— Begin Information supplied —

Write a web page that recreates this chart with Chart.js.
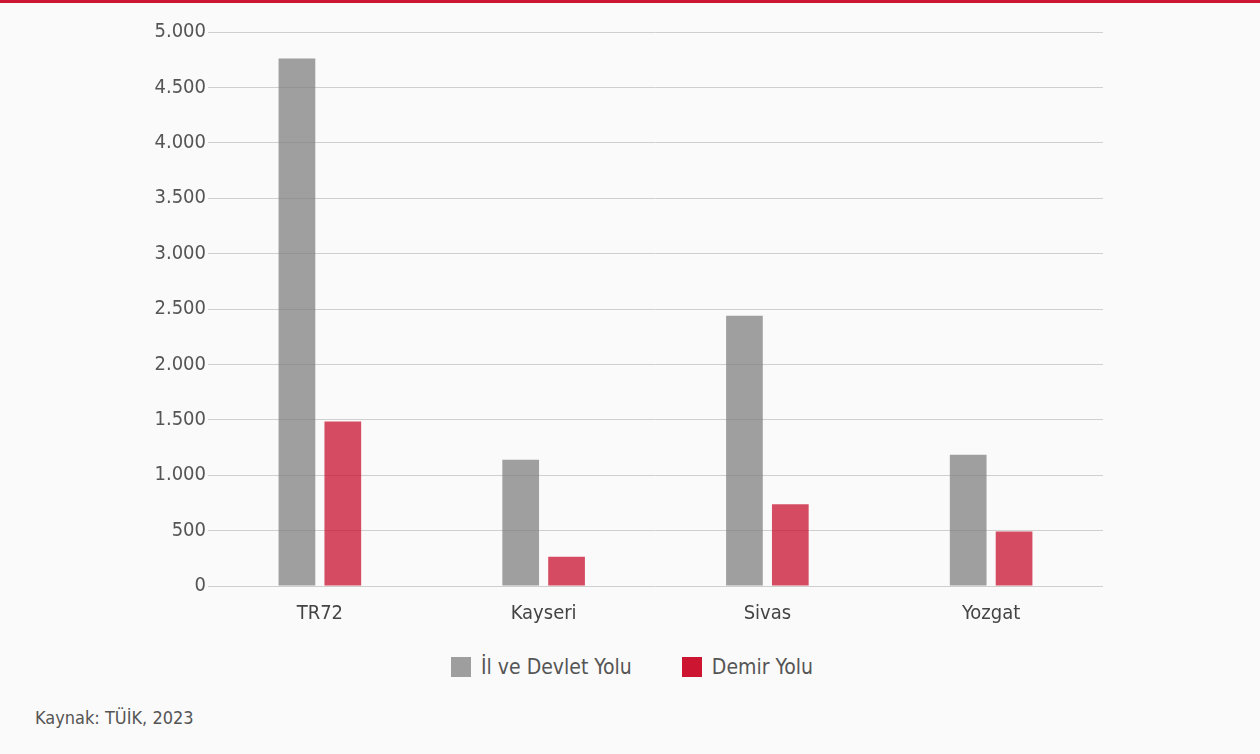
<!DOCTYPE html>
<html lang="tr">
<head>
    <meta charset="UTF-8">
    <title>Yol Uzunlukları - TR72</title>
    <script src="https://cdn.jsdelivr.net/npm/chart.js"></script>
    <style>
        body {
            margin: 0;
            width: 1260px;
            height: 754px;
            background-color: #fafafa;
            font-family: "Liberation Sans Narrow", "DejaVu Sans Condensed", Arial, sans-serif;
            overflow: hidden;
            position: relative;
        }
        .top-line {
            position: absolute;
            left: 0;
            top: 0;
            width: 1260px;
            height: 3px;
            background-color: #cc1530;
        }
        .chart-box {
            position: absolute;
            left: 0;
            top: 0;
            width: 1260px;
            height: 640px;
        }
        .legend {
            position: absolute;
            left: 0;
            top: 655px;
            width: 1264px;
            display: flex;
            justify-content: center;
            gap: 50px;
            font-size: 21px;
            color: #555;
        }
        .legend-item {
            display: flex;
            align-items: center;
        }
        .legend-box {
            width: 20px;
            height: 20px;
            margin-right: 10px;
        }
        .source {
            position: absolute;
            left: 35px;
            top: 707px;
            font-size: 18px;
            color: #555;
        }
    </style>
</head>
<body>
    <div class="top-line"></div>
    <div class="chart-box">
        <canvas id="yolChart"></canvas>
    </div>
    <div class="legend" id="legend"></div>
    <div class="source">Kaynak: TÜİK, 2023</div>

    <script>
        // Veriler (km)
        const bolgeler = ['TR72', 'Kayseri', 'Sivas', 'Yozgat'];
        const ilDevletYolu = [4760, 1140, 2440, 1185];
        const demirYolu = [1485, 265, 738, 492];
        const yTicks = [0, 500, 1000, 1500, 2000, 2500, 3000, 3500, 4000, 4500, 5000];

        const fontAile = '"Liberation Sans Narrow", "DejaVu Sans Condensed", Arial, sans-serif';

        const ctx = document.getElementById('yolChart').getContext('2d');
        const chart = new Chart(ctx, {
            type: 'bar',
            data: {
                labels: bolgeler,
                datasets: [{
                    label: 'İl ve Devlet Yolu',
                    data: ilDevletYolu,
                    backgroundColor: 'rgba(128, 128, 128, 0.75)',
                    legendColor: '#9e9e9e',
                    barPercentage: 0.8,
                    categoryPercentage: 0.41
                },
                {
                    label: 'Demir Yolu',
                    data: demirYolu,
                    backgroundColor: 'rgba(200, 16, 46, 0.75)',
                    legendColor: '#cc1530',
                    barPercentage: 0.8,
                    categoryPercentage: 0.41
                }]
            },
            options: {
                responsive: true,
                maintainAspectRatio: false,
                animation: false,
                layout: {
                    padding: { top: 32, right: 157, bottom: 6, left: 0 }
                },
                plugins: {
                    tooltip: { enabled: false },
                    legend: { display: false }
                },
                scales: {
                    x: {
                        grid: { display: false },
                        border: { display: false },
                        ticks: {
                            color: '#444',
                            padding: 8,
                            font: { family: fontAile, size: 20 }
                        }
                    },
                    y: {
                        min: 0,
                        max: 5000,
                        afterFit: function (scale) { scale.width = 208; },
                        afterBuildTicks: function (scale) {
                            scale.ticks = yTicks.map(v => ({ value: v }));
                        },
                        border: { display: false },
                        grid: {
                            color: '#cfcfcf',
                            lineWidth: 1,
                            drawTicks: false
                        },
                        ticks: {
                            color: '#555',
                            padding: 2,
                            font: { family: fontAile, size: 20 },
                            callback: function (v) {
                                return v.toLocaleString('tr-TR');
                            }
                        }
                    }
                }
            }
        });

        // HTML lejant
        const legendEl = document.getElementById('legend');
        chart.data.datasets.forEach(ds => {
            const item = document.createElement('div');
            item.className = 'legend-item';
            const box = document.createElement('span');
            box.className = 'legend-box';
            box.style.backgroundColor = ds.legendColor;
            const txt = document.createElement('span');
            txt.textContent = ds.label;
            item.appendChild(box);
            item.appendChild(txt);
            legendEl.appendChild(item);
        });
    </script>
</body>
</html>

— End Information supplied —

Job:
Copy every line of the data word for word, omitting the images.

Correct result:
Write a web page that recreates this chart with Chart.js.
<!DOCTYPE html>
<html lang="tr">
<head>
    <meta charset="UTF-8">
    <title>Yol Uzunlukları - TR72</title>
    <script src="https://cdn.jsdelivr.net/npm/chart.js"></script>
    <style>
        body {
            margin: 0;
            width: 1260px;
            height: 754px;
            background-color: #fafafa;
            font-family: "Liberation Sans Narrow", "DejaVu Sans Condensed", Arial, sans-serif;
            overflow: hidden;
            position: relative;
        }
        .top-line {
            position: absolute;
            left: 0;
            top: 0;
            width: 1260px;
            height: 3px;
            background-color: #cc1530;
        }
        .chart-box {
            position: absolute;
            left: 0;
            top: 0;
            width: 1260px;
            height: 640px;
        }
        .legend {
            position: absolute;
            left: 0;
            top: 655px;
            width: 1264px;
            display: flex;
            justify-content: center;
            gap: 50px;
            font-size: 21px;
            color: #555;
        }
        .legend-item {
            display: flex;
            align-items: center;
        }
        .legend-box {
            width: 20px;
            height: 20px;
            margin-right: 10px;
        }
        .source {
            position: absolute;
            left: 35px;
            top: 707px;
            font-size: 18px;
            color: #555;
        }
    </style>
</head>
<body>
    <div class="top-line"></div>
    <div class="chart-box">
        <canvas id="yolChart"></canvas>
    </div>
    <div class="legend" id="legend"></div>
    <div class="source">Kaynak: TÜİK, 2023</div>

    <script>
        // Veriler (km)
        const bolgeler = ['TR72', 'Kayseri', 'Sivas', 'Yozgat'];
        const ilDevletYolu = [4760, 1140, 2440, 1185];
        const demirYolu = [1485, 265, 738, 492];
        const yTicks = [0, 500, 1000, 1500, 2000, 2500, 3000, 3500, 4000, 4500, 5000];

        const fontAile = '"Liberation Sans Narrow", "DejaVu Sans Condensed", Arial, sans-serif';

        const ctx = document.getElementById('yolChart').getContext('2d');
        const chart = new Chart(ctx, {
            type: 'bar',
            data: {
                labels: bolgeler,
                datasets: [{
                    label: 'İl ve Devlet Yolu',
                    data: ilDevletYolu,
                    backgroundColor: 'rgba(128, 128, 128, 0.75)',
                    legendColor: '#9e9e9e',
                    barPercentage: 0.8,
                    categoryPercentage: 0.41
                },
                {
                    label: 'Demir Yolu',
                    data: demirYolu,
                    backgroundColor: 'rgba(200, 16, 46, 0.75)',
                    legendColor: '#cc1530',
                    barPercentage: 0.8,
                    categoryPercentage: 0.41
                }]
            },
            options: {
                responsive: true,
                maintainAspectRatio: false,
                animation: false,
                layout: {
                    padding: { top: 32, right: 157, bottom: 6, left: 0 }
                },
                plugins: {
                    tooltip: { enabled: false },
                    legend: { display: false }
                },
                scales: {
                    x: {
                        grid: { display: false },
                        border: { display: false },
                        ticks: {
                            color: '#444',
                            padding: 8,
                            font: { family: fontAile, size: 20 }
                        }
                    },
                    y: {
                        min: 0,
                        max: 5000,
                        afterFit: function (scale) { scale.width = 208; },
                        afterBuildTicks: function (scale) {
                            scale.ticks = yTicks.map(v => ({ value: v }));
                        },
                        border: { display: false },
                        grid: {
                            color: '#cfcfcf',
                            lineWidth: 1,
                            drawTicks: false
                        },
                        ticks: {
                            color: '#555',
                            padding: 2,
                            font: { family: fontAile, size: 20 },
                            callback: function (v) {
                                return v.toLocaleString('tr-TR');
                            }
                        }
                    }
                }
            }
        });

        // HTML lejant
        const legendEl = document.getElementById('legend');
        chart.data.datasets.forEach(ds => {
            const item = document.createElement('div');
            item.className = 'legend-item';
            const box = document.createElement('span');
            box.className = 'legend-box';
            box.style.backgroundColor = ds.legendColor;
            const txt = document.createElement('span');
            txt.textContent = ds.label;
            item.appendChild(box);
            item.appendChild(txt);
            legendEl.appendChild(item);
        });
    </script>
</body>
</html>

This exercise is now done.